Landrigan also believes that the duty-hour limits set by ACGME—largely in an effort to forestall regulation by Congress—are far in excess of what the airline and other industries require for safety and what is dictated by available evidence.

“What we have determined to be normal working hours is grossly at odds with what other industries practice,” Landrigan said. “The idea that devotion to patients requires 30 hours of continuous service is deeply contradicted by the evidence. We know that interns working more than 30 hours straight make more errors and that their empathy drops and their learning deteriorates.”

He acknowledges the dilemma in which training directors have been placed.“ This was an unfunded mandate,” he said. “Programs have been expected to comply without any resources or technical expertise to do so. The reality is that they simply don't have the bodies on site to do what they need to do.”
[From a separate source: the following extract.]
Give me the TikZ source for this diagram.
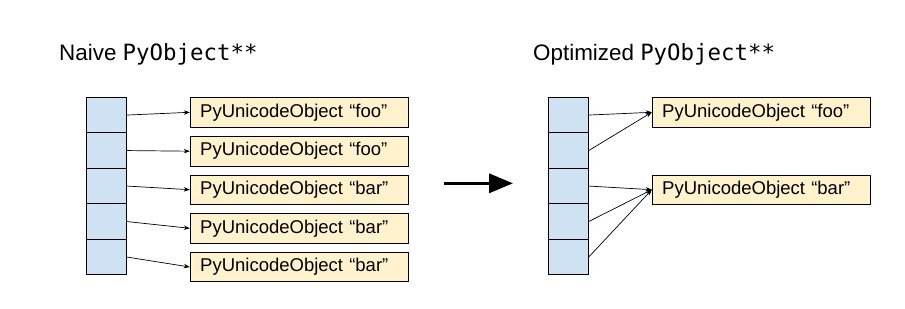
\documentclass[tikz,border=0pt]{standalone}
\usepackage{fontspec}
\setmainfont{Liberation Sans}
\setmonofont{DejaVu Sans Mono}
\usetikzlibrary{arrows.meta}
\definecolor{cellblue}{HTML}{CFE2F3}
\definecolor{boxyellow}{HTML}{FFF2CC}
\begin{document}
\begin{tikzpicture}[x=1pt,y=-1pt,
  cell/.style={draw=black,fill=cellblue,line width=0.8pt,minimum width=40pt,minimum height=35.5pt,inner sep=0pt},
  objbox/.style={draw=black,fill=boxyellow,line width=0.8pt,text width=198pt,align=left,inner xsep=10pt,minimum height=29.5pt,inner ysep=0pt,font=\fontsize{18.5}{20}\selectfont},
  ptr/.style={line width=0.7pt,-{Stealth[length=6pt,width=4.5pt]}},
  title/.style={anchor=base west,inner sep=0pt,font=\fontsize{22.4}{26}\selectfont}]
\path[use as bounding box,fill=white] (0,0) rectangle (905,308);
% titles
\node[title] (t1) at (59,60) {Naive \texttt{PyObject**}};
\node[title] (t2) at (533,60) {Optimized \texttt{PyObject**}};
% cell columns
\foreach \i/\y in {1/115.05,2/150.55,3/186.05,4/221.55,5/257.05}{
  \node[cell] (l\i) at (106.5,\y) {};
  \node[cell] (r\i) at (568.3,\y) {};
}
\node[objbox] (lb1) at (299.2,112.3) {PyUnicodeObject “foo”};
\node[objbox] (lb2) at (299.2,151.2) {PyUnicodeObject “foo”};
\node[objbox] (lb3) at (299.2,189.7) {PyUnicodeObject “bar”};
\node[objbox] (lb4) at (299.2,228.3) {PyUnicodeObject “bar”};
\node[objbox] (lb5) at (299.2,267.0) {PyUnicodeObject “bar”};
\foreach \i in {1,...,5}{\draw[ptr] (l\i.east) -- (lb\i.west);}
% right
\node[objbox] (rb1) at (761.2,112.3) {PyUnicodeObject “foo”};
\node[objbox] (rb2) at (761.2,189.7) {PyUnicodeObject “bar”};
\draw[ptr] (r1.east) -- (rb1.west);
\draw[ptr] (r2.east) -- (rb1.west);
\draw[ptr] (r3.east) -- (rb2.west);
\draw[ptr] (r4.east) -- (rb2.west);
\draw[ptr] (r5.east) -- (rb2.west);
% big arrow
\coordinate (a0) at (444,183.3);
\coordinate (a1) at (513,183.3);
\draw[line width=3.5pt,-{Triangle[length=24pt,width=19pt]}] (a0) -- (a1);
\end{tikzpicture}
\end{document}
Ultimately, Landrigan believes the duty-hour rules are a flawed solution to the problem of patient safety and that the movement toward teaching“ competencies” backed up by evidence of learning is a step in the right direction.

“In the past we have thought of time in the hospital as a proxy for learning,” Landrigan said. “But as we move toward testing competencies, I think we will find that hours in the hospital don't correlate with what we actually care about.”